The Cleared Gitmo Detainees: Muieen Adeen Al-Sattar
This is part two of a five-part series on the remaining cleared Guantanamo Bay detainees.
Last week we told you about Rida Bin Saleh Al-Yazidi, a Gitmo detainee who has been at the military prison for 15 years, in spite of being cleared for transfer a decade ago. This week we want to tell you about Muieen Adeen Al-Sattar, another detainee stuck in Guantanamo for 15 years, and was determined to no longer pose a threat to the national security of the United States seven years ago.
Al-Sattar is a 42-year-old ethnic Rohingya Burmese man who was born in the United Arab Emirates, but holds Pakistani citizenship. He lived in Saudi Arabia through high school and worked as a religion teacher in Mecca following graduation.
Between 2004 and 2007 at Guantanamo, Al-Sattar received a Combatant Status Review and three Administrative Review Board (the precursor to Periodic Review Board) hearings. Those four summaries all largely describe the same history.
In the summer of 2001, al-Sattar took a trip to Pakistan. While in Pakistan, the U.S. government believed he connected with an individual who convinced him to go to Afghanistan to fight. Reports from senior al Qaeda members indicate that he became a member and trained others at the al Farouq training camp. He was ultimately captured in Pakistan in December 2001.

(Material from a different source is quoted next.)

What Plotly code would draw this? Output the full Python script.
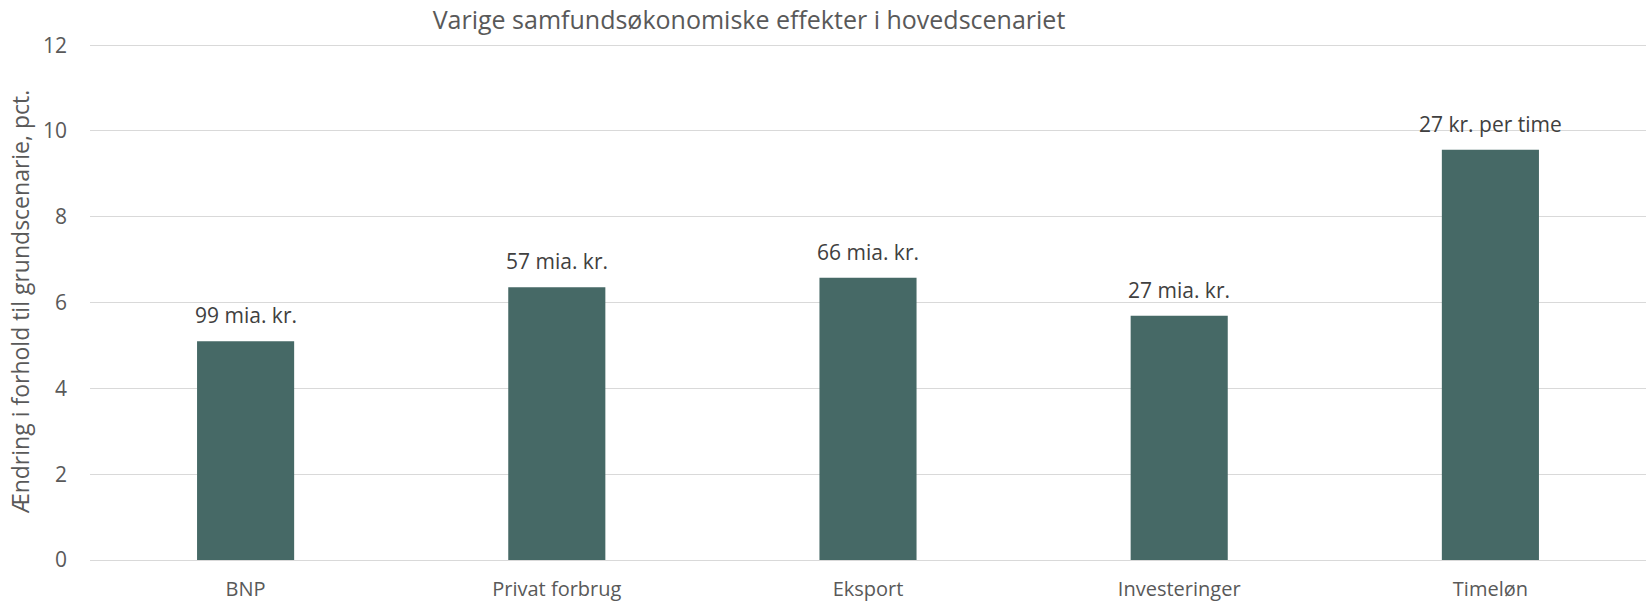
import plotly.graph_objects as go

categories = ["BNP", "Privat forbrug", "Eksport", "Investeringer", "Timeløn"]
values = [5.1, 6.36, 6.58, 5.69, 9.56]
labels = ["99 mia. kr.", "57 mia. kr.", "66 mia. kr.", "27 mia. kr.", "27 kr. per time"]
y_ticks = [0, 2, 4, 6, 8, 10, 12]

BAR = "#466966"
FONT = "Open Sans"

W, H = 1650, 603

fig = go.Figure()
fig.add_trace(go.Bar(x=categories, y=values, marker=dict(color=BAR, line=dict(width=0)),
                     showlegend=False, hoverinfo="skip"))

for c, v, t in zip(categories, values, labels):
    fig.add_annotation(x=c, y=v, text=t, showarrow=False, yanchor="bottom", yshift=10,
                       font=dict(family=FONT, size=21, color="#404040"))

fig.update_layout(
    width=W, height=H,
    margin=dict(l=90, r=4, t=43, b=43),
    paper_bgcolor="white", plot_bgcolor="white",
    bargap=0.688,
    title=dict(text="Varige samfundsøkonomiske effekter i hovedscenariet",
               x=749 / W, xanchor="center", y=1 - 20 / H, yanchor="middle",
               font=dict(family=FONT, size=25, color="#595959")),
    font=dict(family=FONT, color="#595959"),
)
fig.update_xaxes(showgrid=False, showline=False, zeroline=False, ticks="", automargin=False,
                 tickfont=dict(family=FONT, size=20, color="#595959"),
                 ticklabelstandoff=15)
fig.update_yaxes(range=[0, 12.05], tickvals=y_ticks, showgrid=True, gridcolor="#d9d9d9", gridwidth=1.3,
                 zeroline=True, zerolinecolor="#d9d9d9", zerolinewidth=1.3, showline=False, ticks="",
                 automargin=False,
                 tickfont=dict(family=FONT, size=21, color="#595959"), ticklabelstandoff=22,
                 title=dict(text="Ændring i forhold til grundscenarie, pct.",
                            font=dict(family=FONT, size=23, color="#595959"), standoff=6))

fig.write_html("out.html", config={"displayModeBar": False},
               post_script="document.body.style.margin='0';document.body.style.overflow='hidden';")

On November 10, 2008, the JTF-GTMO Detainee Assessment for Al-Sattar recommended him for continued detention (JTF-GTMO is the U.S. military group that runs the prison). Per their assessment, “if released without rehabilitation, close supervision and means and desire to successfully reintegrate into his society as a law-abiding citizen, it is assessed detainee would immediately seek out prior associates and reengage in hostilities.”
It’s worth noting that the validity of the information contained in these reviews has been called into question a number of times. Federal courts, national security agencies and intelligence experts have all noted that parts of these reports came from former detainees, and in some cases following torture or to avoid torture. We’ve detailed extensively that information gained from torture is not only immoral, but highly unreliable.
Al-Sattar was cleared for transfer on January 22, 2010, as a result of the Guantanamo Review Task Force created by President Obama’s Executive Order 13492. While specific details of the decision are unavailable, this indicates the government acknowledged that the information contained in the previous reports was either inaccurate or it otherwise addressed those concerns.
152 detainees have been transferred from Guantanamo Bay since January 22, 2010. There has been no explanation as to why Al-Sattar has not been one of them. He has spent over seven years in detention knowing that he has been determined to no longer pose a threat to the security of the United States. President Trump should end the needless and expensive detention of cleared detainees and ensure Al-Sattar and those like him are transferred.